Angesichts der aktuellen Energieprobleme sei nicht nachvollziehbar, warum sich weiterhin tonnenschwere Autos in Städten stauen. Stattdessen sollten energiearme Verkehrsmittel zur Energieeinsparung beitragen. „Hierfür sind auch weitere Anreize seitens der Lokalpolitik nötig, beispielsweise regelmäßig autofreie Sonntage. Die damit verbundene bessere Lebensqualität in der Stadt wird dann für viele Menschen direkt spürbar und erfahrbar“, so Kristin Jordan.

… und Hinweis auf die Chancen für Deutschland

Karla Bauszus, ebenfalls Klimaentscheid, vermisst einen weiteren Aspekt: „Die nötigen Veränderungen bergen doch auch große Chancen für Deutschland.
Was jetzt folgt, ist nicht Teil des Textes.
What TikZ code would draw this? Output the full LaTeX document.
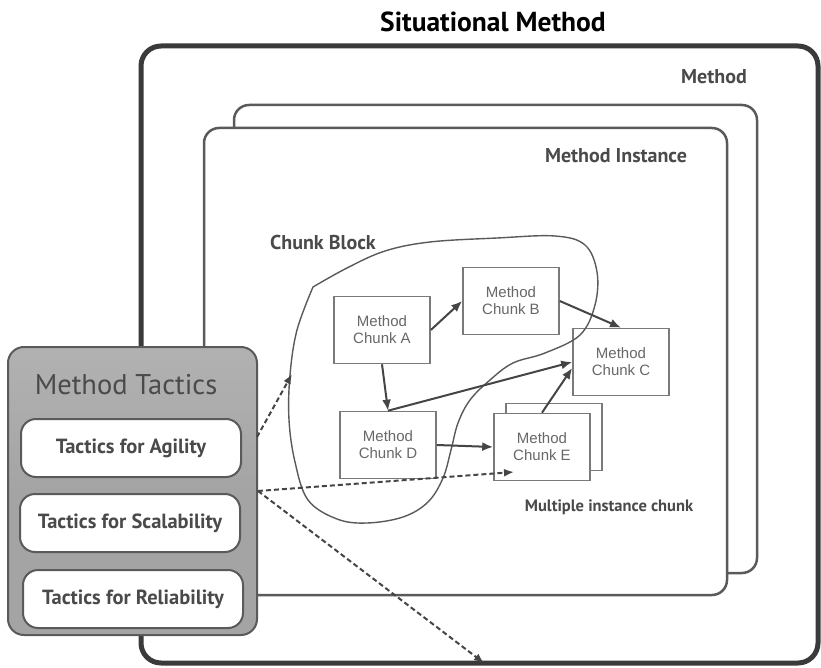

Unsere Wirtschaft kann führend werden bei klimafreundlichen Zukunftstechnologien, hunderttausende neue Arbeitsplätze können entstehen.“

Eine umweltverträgliche Landwirtschaft zum Beispiel würde nicht nur dem Wohl von Mensch, Tier, Natur und Klima dienen, sondern könnte auch Vorbild für andere Länder sein. „Die Politik sollte die positiven Seiten der Veränderungen mehr herausstellen. Wir brauchen gemeinsame Narrative, also ein Zukunftsbild von einem klimaneutralen Lüneburg und Deutschland“, wünscht sich Bauszus.